Após a vendilhona sair porta fora e sem qualquer nesga de sucesso na sua permuta, os jovens desataram a rir. Sacanas! Sacanas, a rirem-se da desgraça alheia. A pobre mulher a lutar pela sobrevivência e aqueles sacanas ainda a gozarem. Repugna-me tais atitudes, causam-me um grande asco e uma enorme cólera de revolta. Reflicto na vida daquela pobre mulher a quem o desemprego, flagelo infelizmente cada vez mais crescente, a assolou e que tenta a todo o custo virar a sua má sorte tentando sobreviver, usando para tal o seu inequívoco conhecimento, seja ele mais ou menos copioso, mais ou menos provido, mais ou menos parco.
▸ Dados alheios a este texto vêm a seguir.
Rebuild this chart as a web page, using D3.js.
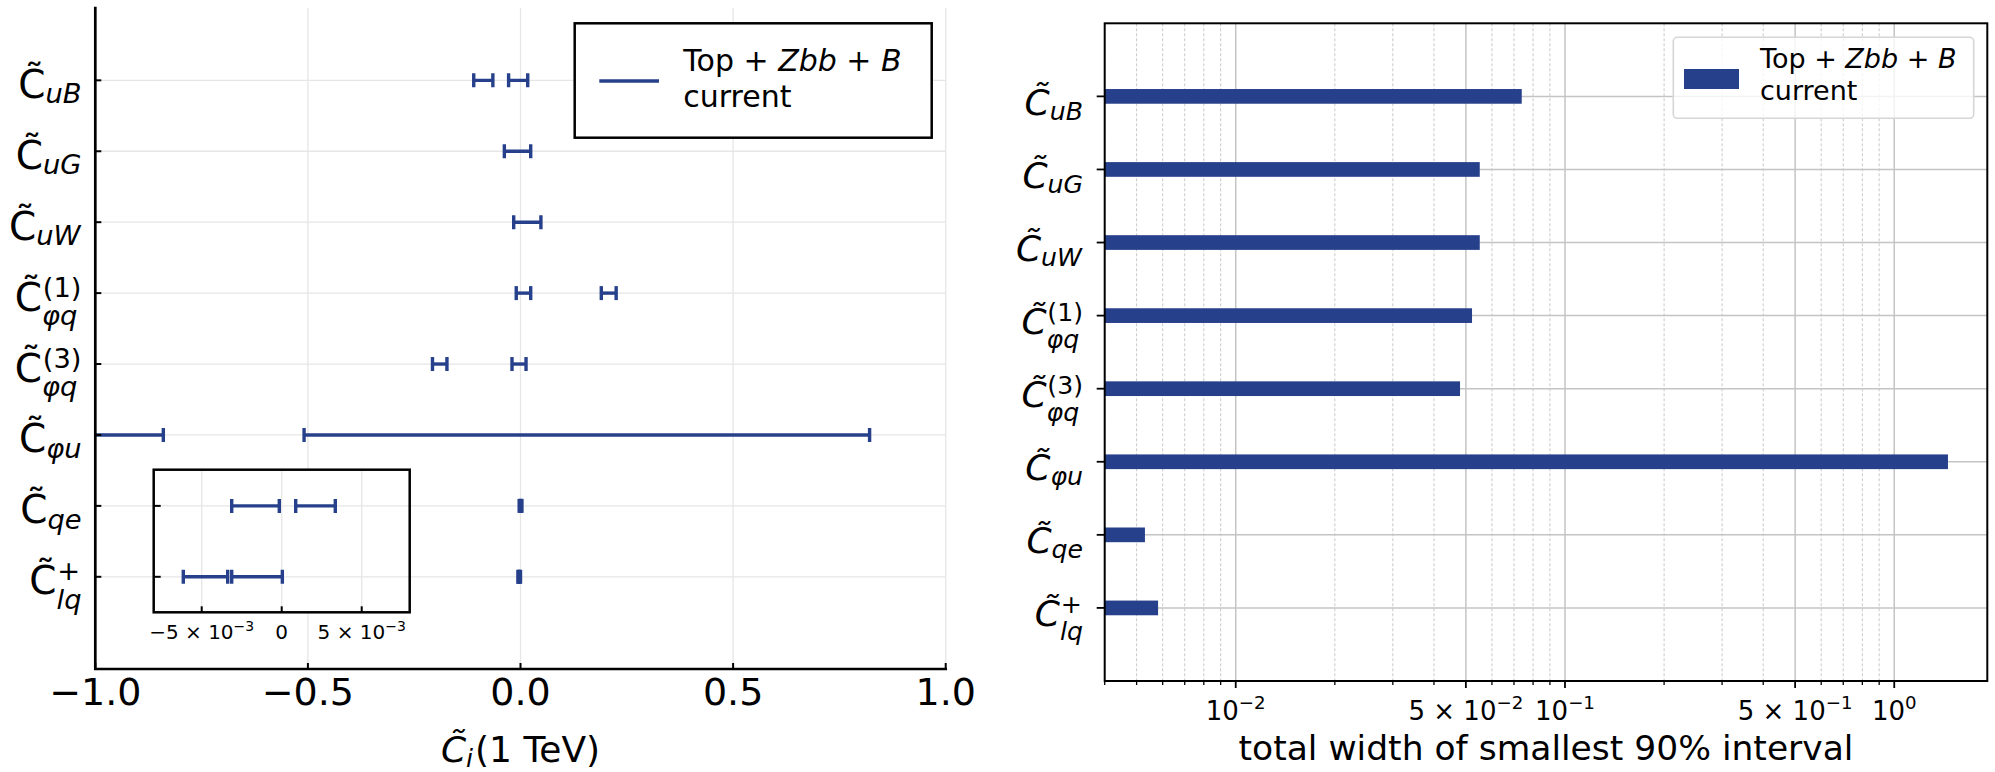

Ela não cruza os braços, nem se lamenta ou lamuria-se do seu infortúnio, ela ruma contra a maré, tenta manter-se à tona, mesmo que seja uma luta de David e Golias, ela permanece na sua desproporcionada luta vendendo meias de lã…
Prometo a mim mesmo, quando dali sair ofertar-lhe-ei uma pequena ajuda (caso a encontre), reflicto nessa atitude altruísta de pequeno filantropo e penso no que lhe dizer. Não procuro nenhum motivo para a minha remissão ou redenção, nem procurarei glória ou notoriedade, simplesmente procurarei sem qualquer interesse ou reditus, minorar a sua má sorte…
 Felizmente ao ir para o carro, encontrei-a, ainda deambulava pela rua. Aproximei-me da mulher, puxei por uma nota de cinco euros, e disse simplesmente: “Pegue nisto…” (não me ocorreu nada de melhor), atónita e perplexa com o gesto talvez pouco comum, disse cabalmente: “Obrigada!”, propondo-se de imediato entregar um par de meias, ao que eu vagamente (pois não esperava nada em troca) disse: “Fique com as meias, assim poderá vende-las!”, e fui-me embora com um sorriso nos lábios e com o sentido de dever cumprido…
 
Algures perto, numa data muito próxima.

Comentários

  1. Este texto é mais uma prova da realidade em que o nosso país caiu. Não aponto para os culpados, deixo à vossa consideração...

    Estamos Todos Bem! Cada vez piores.